UCU Cultural Heritage Program (CHIP) Lecture, Tuesday 17 April, 15:45 – 17:00
Mshatta and the Invention of Islamic Art as a Modern Concept
The ornamented façade of Mshatta was once part of a so-called early Islamic"desert palace" that was built around the mid-8th century AD in present-day Jordan. In the early twentieth century it came to Berlin as a gift of the Ottoman sultan. Today it has its place in the Museum für Islamische Kunst in Berlin and is not just one of the major monumental exhibits on the Museum Island – it is also a central keystone for the history of Islamic art which emerged as a scholarly discipline and as a museological field of interest just around the time of Mshatta’s discovery.
In my talk I will trace the modern history of Mshatta and its perception. This will focus particularly on the period between Mshatta’s first descriptions by Western travelers around 1840, to its musealisation in Berlin and then to its destruction during WWII and subsequent reconstruction.
This object-biography will be filtered through the paradigms of what was a crucial century of museum history and intellectual discourse. It is a telling case study for concepts of art history, museology and cultural heritage that collectively inform how non-European art and culture was perceived and appropriated by and discussed through museums and academia.
The lecture will also show how this is connected to a more recent turn in contemporary art, since the concept of „Islamic Art“ and its object-biographies have been picked up by artists such as Walid Raad or Mariana Castillo Deball, effectively connecting a long intellectual history to contemporary aesthetic practice.

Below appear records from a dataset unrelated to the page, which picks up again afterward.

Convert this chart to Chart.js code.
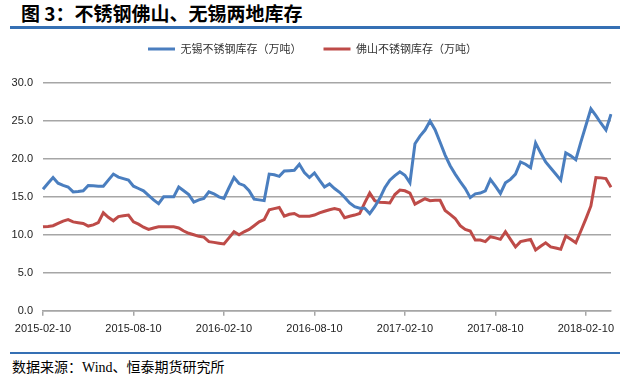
<!DOCTYPE html>
<html>
<head>
<meta charset="utf-8">
<script src="https://cdn.jsdelivr.net/npm/chart.js@4.4.1/dist/chart.umd.min.js"></script>
<style>
  html, body { margin: 0; padding: 0; background: #fff; }
  body { width: 625px; height: 378px; position: relative; overflow: hidden; }
  #title { position: absolute; left: 21px; top: 0; font: bold 19px "Noto Sans CJK SC"; color: #000; white-space: nowrap; line-height: 25px; }
  .rule { position: absolute; left: 10px; width: 610px; background: #3570b4; }
  #rule-top { top: 26px; height: 3px; }
  #rule-bottom { top: 352px; height: 2px; }
  #source { position: absolute; left: 12px; top: 358px; font: 14px "Liberation Serif", "Noto Sans CJK SC"; color: #000; line-height: 20px; white-space: nowrap; }
  #chart-box { position: absolute; left: 0; top: 20px; width: 625px; height: 330px; }
</style>
</head>
<body>
<div id="title">图 3：不锈钢佛山、无锡两地库存</div>
<div class="rule" id="rule-top"></div>
<div id="chart-box"><canvas id="stockChart"></canvas></div>
<div class="rule" id="rule-bottom"></div>
<div id="source">数据来源：Wind、恒泰期货研究所</div>

<script>
// Series names
const seriesNames = ['无锡不锈钢库存（万吨）', '佛山不锈钢库存（万吨）'];

// 无锡 inventory, one value per ten-day period from 2015-02-10
const wuxiStock = [
  16.0, 16.8, 17.55, 16.8, 16.5, 16.3, 15.65, 15.7, 15.8, 16.5,
  16.45, 16.4, 16.4, 17.2, 18.0, 17.6, 17.4, 17.2, 16.4, 16.1,
  15.8, 15.2, 14.6, 14.1, 15.0, 15.0, 15.0, 16.3, 15.8, 15.3,
  14.3, 14.6, 14.8, 15.65, 15.4, 15.0, 14.8, 16.2, 17.55, 16.75,
  16.5, 15.8, 14.7, 14.6, 14.5, 18.0, 17.9, 17.7, 18.4, 18.45,
  18.5, 19.3, 18.2, 17.55, 18.15, 17.2, 16.3, 16.7, 16.1, 15.6,
  14.95, 14.2, 13.7, 13.5, 13.5, 12.8, 13.7, 14.8, 16.2, 17.2,
  17.8, 18.3, 17.85, 16.85, 22.0, 23.0, 23.8, 25.0, 23.85, 22.2,
  20.5, 19.1, 18.0, 17.0, 16.1, 14.9, 15.4, 15.5, 15.8, 17.3,
  16.4, 15.45, 16.85, 17.3, 18.0, 19.6, 19.3, 18.85, 22.1, 20.8,
  19.6, 18.8, 18.0, 17.2, 20.8, 20.4, 19.9, 22.2, 24.4, 26.6,
  25.7, 24.7, 23.8, 25.9
];

// 佛山 inventory
const foshanStock = [
  11.05, 11.1, 11.2, 11.5, 11.8, 12.0, 11.7, 11.6, 11.5, 11.15,
  11.3, 11.6, 12.9, 12.3, 11.85, 12.4, 12.5, 12.6, 11.7, 11.4,
  11.0, 10.7, 10.9, 11.05, 11.05, 11.05, 11.05, 10.9, 10.5, 10.2,
  10.0, 9.8, 9.7, 9.1, 9.0, 8.9, 8.8, 9.6, 10.4, 10.0,
  10.4, 10.7, 11.2, 11.7, 12.0, 13.3, 13.45, 13.6, 12.45, 12.7,
  12.8, 12.45, 12.45, 12.45, 12.6, 12.9, 13.1, 13.3, 13.45, 13.3,
  12.25, 12.45, 12.6, 12.8, 14.2, 15.5, 14.5, 14.3, 14.25, 14.2,
  15.3, 15.9, 15.8, 15.5, 14.05, 14.4, 14.75, 14.5, 14.55, 14.55,
  13.2, 12.7, 12.15, 11.2, 10.7, 10.5, 9.3, 9.3, 9.1, 9.75,
  9.6, 9.4, 10.4, 9.4, 8.4, 9.1, 9.25, 9.4, 8.0, 8.5,
  8.95, 8.4, 8.25, 8.1, 9.85, 9.4, 8.95, 10.5, 12.1, 13.8,
  17.55, 17.5, 17.4, 16.25
];

// y axis ticks
const yTicks = [0, 5, 10, 15, 20, 25, 30];
// only every 18th date gets a label (2015-02-10, 2015-08-10, ...)
const labelEvery = 18;

// dates on the 10th, 20th and last day of each month
function tenDayDates(year, month, count) {
  const out = [];
  while (out.length < count) {
    const last = new Date(year, month, 0).getDate();
    [10, 20, last].forEach(d => {
      if (out.length < count) {
        out.push(year + '-' + String(month).padStart(2, '0') + '-' + String(d).padStart(2, '0'));
      }
    });
    month++;
    if (month > 12) { month = 1; year++; }
  }
  return out;
}

const dates = tenDayDates(2015, 2, wuxiStock.length);

// give the legend some room below it
const legendGap = {
  id: 'legendGap',
  beforeInit(chart) {
    const originalFit = chart.legend.fit;
    chart.legend.fit = function () {
      originalFit.bind(chart.legend)();
      this.height += 18.5;
    };
  }
};

const gridColor = '#a6a6a6';
const tickFont = { family: '"Liberation Sans", Arial, sans-serif', size: 11 };

new Chart(document.getElementById('stockChart'), {
  type: 'line',
  data: {
    labels: dates,
    datasets: [
      {
        label: seriesNames[0],
        data: wuxiStock,
        borderColor: '#4a7ebf',
        backgroundColor: '#4a7ebf',
        borderWidth: 3,
        pointRadius: 0,
        tension: 0
      },
      {
        label: seriesNames[1],
        data: foshanStock,
        borderColor: '#be4b48',
        backgroundColor: '#be4b48',
        borderWidth: 3,
        pointRadius: 0,
        tension: 0
      }
    ]
  },
  options: {
    responsive: true,
    maintainAspectRatio: false,
    animation: false,
    layout: {
      padding: { left: 0, right: 0, top: 1.5, bottom: 11.3 }
    },
    plugins: {
      legend: {
        position: 'top',
        labels: {
          usePointStyle: true,
          pointStyle: 'line',
          pointStyleWidth: 27,
          padding: 22,
          color: '#333',
          font: { family: '"Noto Sans CJK SC"', size: 11 }
        }
      },
      tooltip: { enabled: false }
    },
    scales: {
      x: {
        type: 'category',
        offset: false,
        grid: {
          display: true,
          drawOnChartArea: false,
          drawTicks: true,
          tickLength: 5,
          color: gridColor,
          lineWidth: 1.5
        },
        border: { display: true, color: gridColor, width: 1.5 },
        ticks: {
          autoSkip: false,
          maxRotation: 0,
          padding: 7,
          color: '#222',
          font: tickFont,
          callback: function (value, index) {
            return index % labelEvery === 0 ? this.getLabelForValue(value) : null;
          }
        },
        afterFit: scale => { scale.height = 28; }
      },
      y: {
        min: yTicks[0],
        max: yTicks[yTicks.length - 1],
        grid: {
          color: gridColor,
          lineWidth: 1.5,
          drawTicks: false
        },
        border: { display: false },
        ticks: {
          stepSize: yTicks[1] - yTicks[0],
          padding: 10,
          color: '#222',
          font: tickFont,
          callback: v => v.toFixed(1)
        },
        afterFit: scale => { scale.width = 43; }
      },
      // empty strip on the right so the plot stops short of the edge
      yRight: {
        position: 'right',
        grid: { display: false, drawTicks: false },
        border: { display: false },
        ticks: { display: false },
        afterFit: scale => { scale.width = 14; }
      }
    }
  },
  plugins: [legendGap]
});
</script>
</body>
</html>
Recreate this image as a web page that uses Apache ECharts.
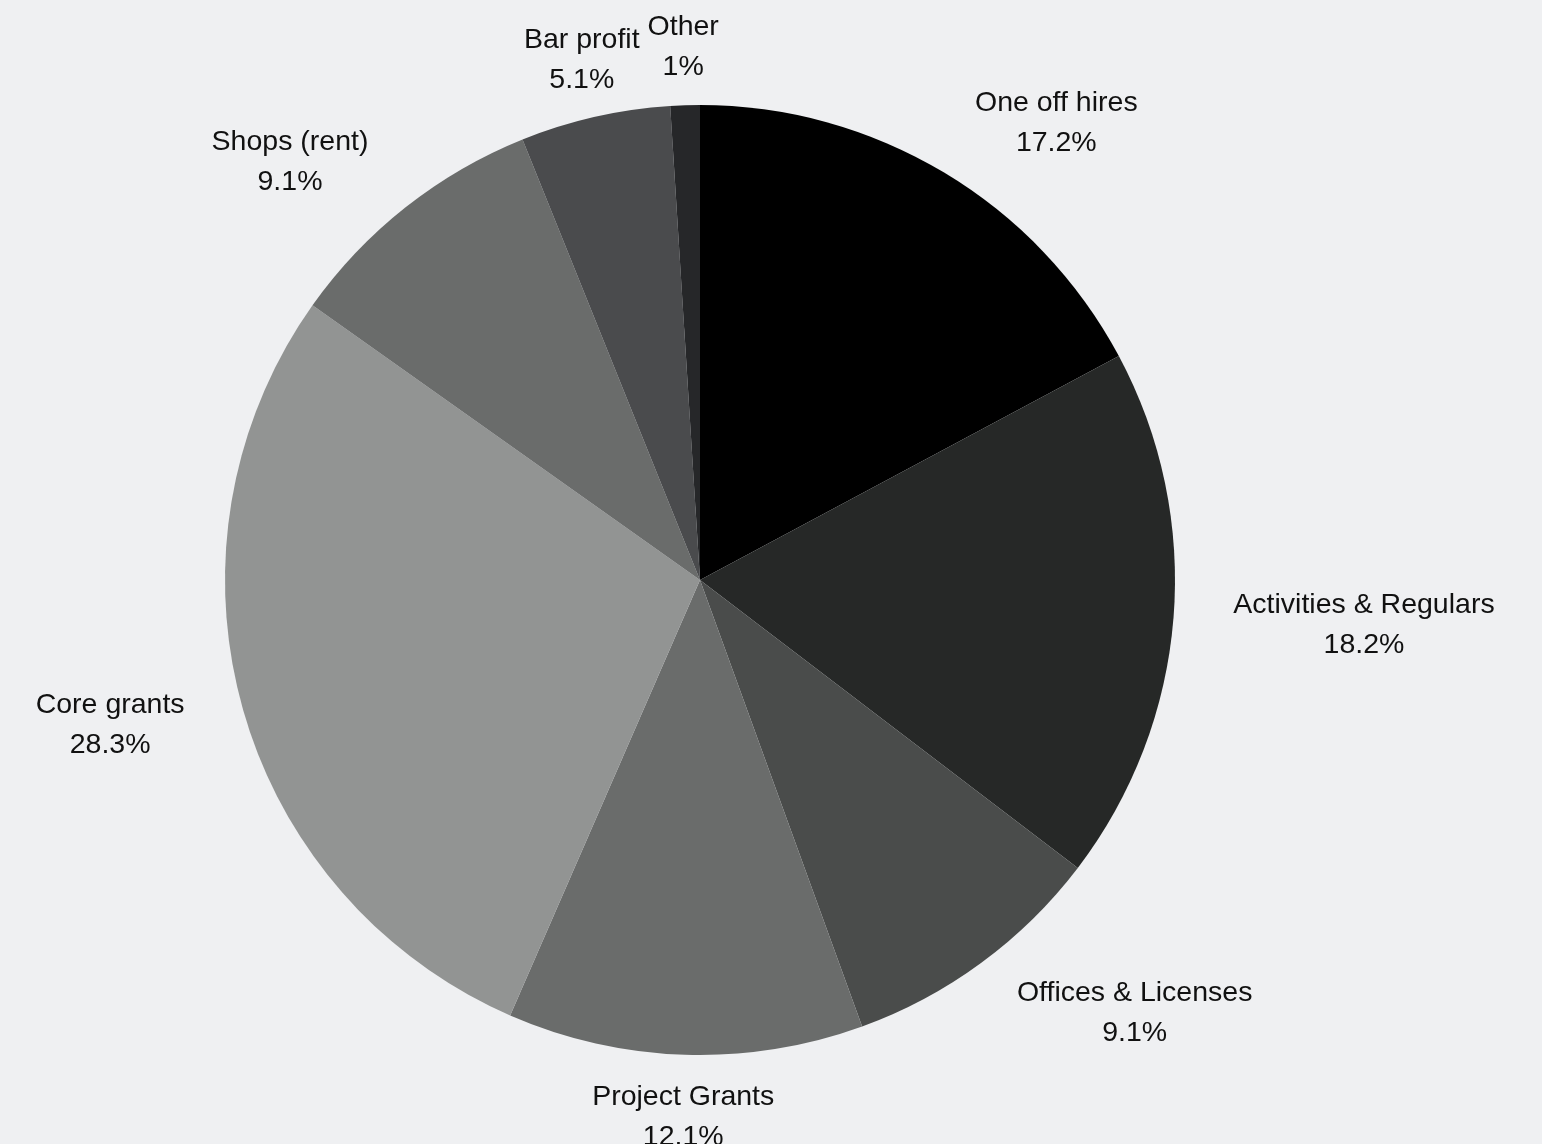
<!DOCTYPE html>
<html>
<head>
<meta charset="utf-8">
<script src="https://cdn.jsdelivr.net/npm/echarts@6/dist/echarts.min.js"></script>
<style>
html,body{margin:0;padding:0;background:#eff0f2;}
#chart{width:1542px;height:1144px;}
</style>
</head>
<body>
<div id="chart"></div>
<script>
var categories = ['One off hires', 'Activities & Regulars', 'Offices & Licenses', 'Project Grants', 'Core grants', 'Shops (rent)', 'Bar profit', 'Other'];
var percentages = [17.2, 18.2, 9.1, 12.1, 28.3, 9.1, 5.1, 1];
var sliceColors = ['#000000', '#262827', '#4a4c4b', '#6a6c6b', '#929493', '#6a6c6b', '#4a4b4d', '#262729'];

var CX = 700, CY = 580, R = 475, OFFSET = 60;

var total = percentages.reduce(function (a, b) { return a + b; }, 0);
function midAngle(i) {
  var before = 0;
  for (var k = 0; k < i; k++) before += percentages[k];
  return (before + percentages[i] / 2) / total * Math.PI * 2;
}

var chart = echarts.init(document.getElementById('chart'));
chart.setOption({
  backgroundColor: '#eff0f2',
  animation: false,
  series: [{
    type: 'pie',
    center: [CX, CY],
    radius: R,
    startAngle: 90,
    clockwise: true,
    avoidLabelOverlap: false,
    data: categories.map(function (c, i) {
      return { name: c, value: percentages[i], itemStyle: { color: sliceColors[i] } };
    }),
    itemStyle: { borderWidth: 0 },
    label: {
      show: true,
      position: 'outside',
      distanceToLabelLine: 0,
      formatter: function (p) { return p.name + '\n' + p.value + '%'; },
      fontFamily: 'Liberation Sans, Arial, sans-serif',
      fontSize: 28.5,
      lineHeight: 40,
      color: '#111111'
    },
    labelLine: { show: false, length: OFFSET, length2: 0 },
    emphasis: { disabled: true },
    labelLayout: function (params) {
      var rect = params.labelRect;
      var a = midAngle(params.dataIndex);
      var s = Math.sin(a);
      var ax = CX + (R + OFFSET) * s;
      var ay = CY - (R + OFFSET) * Math.cos(a);
      var f = Math.abs(s) < 0.35 ? 0.5 : (s > 0 ? 0 : 1);
      var left = ax - f * rect.width;
      return {
        x: left + rect.width / 2,
        y: ay + 2,
        align: 'center',
        verticalAlign: 'middle'
      };
    }
  }]
});
</script>
</body>
</html>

Eva-Maria Troelenberg is professor for modern and contemporary art history at Utrecht University. Between 2011 and 2018, she was head of the Max-Planck-Research Group „Objects in the Contact Zone – The Cross-Cultural Lives of Things“ at Kunsthistorisches Institut in Florenz – Max-Planck-Institut. Her publications include the monograph „Mshatta in Berlin – Keystones of Islamic Art“ as well as the edited volume „Images of the Art Museum. Connecting Gaze and Discourse in the History of Museology“ (with Melania Savino).